The unity and mobilisation of progressive and labour movement forces is essential in order to explain the benefits that immigration has brought, especially when planned, and to counter the divisive and anti-working class appeal of Ukip and other right-wing and far-right parties.

Popular support must be won for an anti-racist immigration policy rather than alienating yet more people with abstract, anarchistic and in essence “free market” calls for “no borders.”

“Fortress Europe” has compelled EU member states to raise their barriers against immigration from outside Europe and has recently led to the dirty deal with Turkey to turn away refugees. We now need to fight to ensure that a Britain outside the EU uses its freedom to welcome people to work, study and live here from around the world and leads Europe in providing a safe haven for asylum seekers and refugees.

As far as the future of the EU is concerned, Britain’s decision will be welcomed by many trade unionists, socialists and communists across Europe who are resisting EU-driven or EU-backed austerity, privatisation and “labour flexibility” measures. 

In particular, Britain’s communists salute the courageous people of Greece who have been bearing the brunt of the EU-IMF austerity offensive.

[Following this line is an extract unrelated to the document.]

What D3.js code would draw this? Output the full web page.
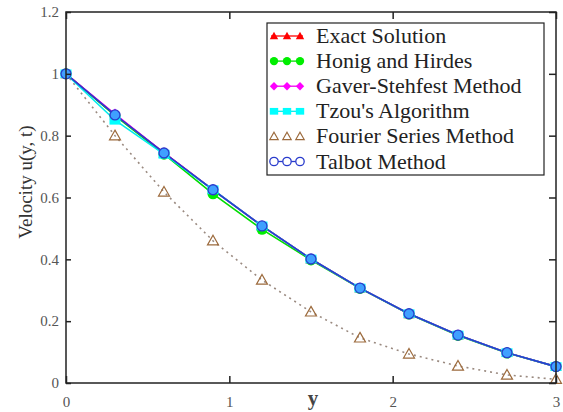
<!DOCTYPE html>
<html><head><meta charset="utf-8">
<script src="https://cdn.jsdelivr.net/npm/d3@7"></script>
<style>body{margin:0;background:#fff}svg{display:block}
svg text{font-family:"Liberation Serif","DejaVu Serif",serif;}</style>
</head><body>
<svg id="c" width="563" height="412"></svg>
<script>
const yPos = [0, 0.3, 0.6, 0.9, 1.2, 1.5, 1.8, 2.1, 2.4, 2.7, 3.0];
const exact   = [1, 0.867, 0.744, 0.625, 0.508, 0.401, 0.307, 0.224, 0.155, 0.098, 0.053];
const honig   = [1, 0.865, 0.740, 0.612, 0.497, 0.398, 0.306, 0.223, 0.154, 0.097, 0.053];
const gaver   = [1, 0.870, 0.744, 0.625, 0.508, 0.401, 0.307, 0.224, 0.155, 0.098, 0.053];
const tzou    = [1, 0.850, 0.740, 0.625, 0.508, 0.401, 0.307, 0.224, 0.155, 0.098, 0.053];
const fourier = [1, 0.800, 0.618, 0.460, 0.333, 0.230, 0.146, 0.094, 0.055, 0.026, 0.012];
const talbot  = [1, 0.867, 0.744, 0.625, 0.508, 0.401, 0.307, 0.224, 0.155, 0.098, 0.053];
const xTicks = [0, 1, 2, 3];
const yTicks = [0, 0.2, 0.4, 0.6, 0.8, 1, 1.2];
const legendLabels = ["Exact Solution", "Honig and Hirdes", "Gaver-Stehfest Method", "Tzou's Algorithm", "Fourier Series Method", "Talbot Method"];

const svg = d3.select("#c");
const L = 66, R = 556, T = 12, B = 383;
const x = d3.scaleLinear().domain([0, 3]).range([L, R]);
const y = d3.scaleLinear().domain([0, 1.2]).range([B, T]);
const font = "Liberation Serif, DejaVu Serif, serif";

const series = [
  {name: legendLabels[0], vals: exact, color: "#ff0000", sym: "tri", fill: "#ff0000", line: "#ff0000", dash: null},
  {name: legendLabels[1], vals: honig, color: "#00ee00", sym: "circ", fill: "#00ee00", line: "#00dd00", dash: null},
  {name: legendLabels[2], vals: gaver, color: "#ff00ff", sym: "dia", fill: "#ff00ff", line: "#ee00ee", dash: null},
  {name: legendLabels[3], vals: tzou, color: "#00ffff", sym: "sq", fill: "#00ffff", line: "#00eeee", dash: null},
  {name: legendLabels[4], vals: fourier, color: "#9c6a3c", sym: "otri", fill: "none", line: "#9a8a80", dash: "2,4"},
  {name: legendLabels[5], vals: talbot, color: "#2a3ccc", sym: "ocirc", fill: "#3fa0ff", line: "#2a3ccc", dash: null}
];

function drawSym(g, s, cx, cy, sz, legend) {
  const r = sz;
  if (s.sym === "tri") {
    g.append("path").attr("d", `M${cx},${cy-r}L${cx+r},${cy+r*0.8}L${cx-r},${cy+r*0.8}Z`).attr("fill", s.fill);
  } else if (s.sym === "circ") {
    g.append("circle").attr("cx", cx).attr("cy", cy).attr("r", r).attr("fill", s.fill);
  } else if (s.sym === "dia") {
    g.append("path").attr("d", `M${cx},${cy-r}L${cx+r},${cy}L${cx},${cy+r}L${cx-r},${cy}Z`).attr("fill", s.fill);
  } else if (s.sym === "sq") {
    g.append("rect").attr("x", cx-r).attr("y", cy-r*0.8).attr("width", 2*r).attr("height", 1.6*r).attr("fill", s.fill);
  } else if (s.sym === "otri") {
    g.append("path").attr("d", `M${cx},${cy-r}L${cx+r},${cy+r*0.75}L${cx-r},${cy+r*0.75}Z`).attr("fill", "none").attr("stroke", s.color).attr("stroke-width", 1.2);
  } else if (s.sym === "ocirc") {
    g.append("circle").attr("cx", cx).attr("cy", cy).attr("r", r).attr("fill", legend ? "#fff" : s.fill).attr("stroke", s.color).attr("stroke-width", 1.3);
  }
}

const line = d3.line().x((d, i) => x(yPos[i])).y(d => y(d));
const order = [4, 0, 1, 2, 3, 5];
order.forEach(k => {
  const s = series[k];
  svg.append("path").datum(s.vals).attr("d", line).attr("fill", "none")
    .attr("stroke", s.line).attr("stroke-width", 1.6)
    .attr("stroke-dasharray", s.dash);
});
order.forEach(k => {
  const s = series[k];
  const g = svg.append("g");
  s.vals.forEach((v, i) => {
    if (k === 4 && i === 0) return;
    drawSym(g, s, x(yPos[i]), y(v), k === 5 ? 5 : 5.5, false);
  });
});

svg.append("rect").attr("x", L).attr("y", T).attr("width", R-L).attr("height", B-T)
  .attr("fill", "none").attr("stroke", "#222").attr("stroke-width", 1.5);

const xb = svg.append("g").attr("transform", `translate(0,${B})`)
  .call(d3.axisBottom(x).tickValues(xTicks).tickSizeInner(-7).tickSizeOuter(0).tickPadding(12).tickFormat(d3.format("d")));
const xt = svg.append("g").attr("transform", `translate(0,${T})`)
  .call(d3.axisTop(x).tickValues(xTicks).tickSizeInner(-7).tickSizeOuter(0).tickFormat(""));
const yl = svg.append("g").attr("transform", `translate(${L},0)`)
  .call(d3.axisLeft(y).tickValues(yTicks).tickSizeInner(-5).tickSizeOuter(0).tickPadding(7).tickFormat(d => String(+d.toFixed(1))));
const yr = svg.append("g").attr("transform", `translate(${R},0)`)
  .call(d3.axisRight(y).tickValues(yTicks).tickSizeInner(-7).tickSizeOuter(0).tickFormat(""));
[xb, xt, yl, yr].forEach(g => {
  g.attr("font-family", null);
  g.select(".domain").remove();
  g.selectAll("line").attr("stroke", "#222").attr("stroke-width", 1.5);
  g.selectAll("text").attr("font-family", font).attr("font-size", 15).attr("fill", "#555");
});
xb.selectAll("text").attr("dy", "0.8em");

svg.append("text").attr("x", 313).attr("y", 405).attr("text-anchor", "middle")
  .attr("font-family", font).attr("font-size", 21).attr("font-weight", "bold").attr("fill", "#444").text("y");
svg.append("text").attr("transform", "translate(32,182) rotate(-90)").attr("text-anchor", "middle")
  .attr("font-family", font).attr("font-size", 19).attr("fill", "#333").text("Velocity u(y, t)");

const lg = svg.append("g");
lg.append("rect").attr("x", 267).attr("y", 23).attr("width", 277).attr("height", 152)
  .attr("fill", "#fff").attr("stroke", "#222").attr("stroke-width", 1.2);
series.forEach((s, i) => {
  const cy = 36 + i * 25.1;
  if (s.dash === null) {
    lg.append("line").attr("x1", 271).attr("x2", 303).attr("y1", cy).attr("y2", cy).attr("stroke", s.line).attr("stroke-width", 1.3);
  }
  [274, 287, 300].forEach(cx => drawSym(lg, s, cx, cy, 4.2, true));
  lg.append("text").attr("x", 316).attr("y", cy + 7).attr("font-family", font).attr("font-size", 22)
    .attr("fill", "#222").text(s.name);
});
</script>
</body></html>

Their experience alerted millions of British voters to the class and anti-democratic character of the EU and the dangers of continued membership.

The referendum result has already been welcomed by communist and workers’ parties in Portugal, the Czech Republic, Ireland, Denmark, Germany, Belgium and the former Yugoslavia and by militant trade unionists in France.

It should inspire all left and progressive forces in Europe to consider how best to strengthen co-operation and solidarity between the peoples and nations of Europe on a different basis to the anti-democratic, big business and imperialist EU.

To this end, discussions need to take place between communist, socialist and workers’ parties across Europe about the way forward for the left and working-class movement, in the new conditions opened up by Britain’s democratic vote against EU membership.

  • Rob Griffith is general secretary of the Communist Party of Britain.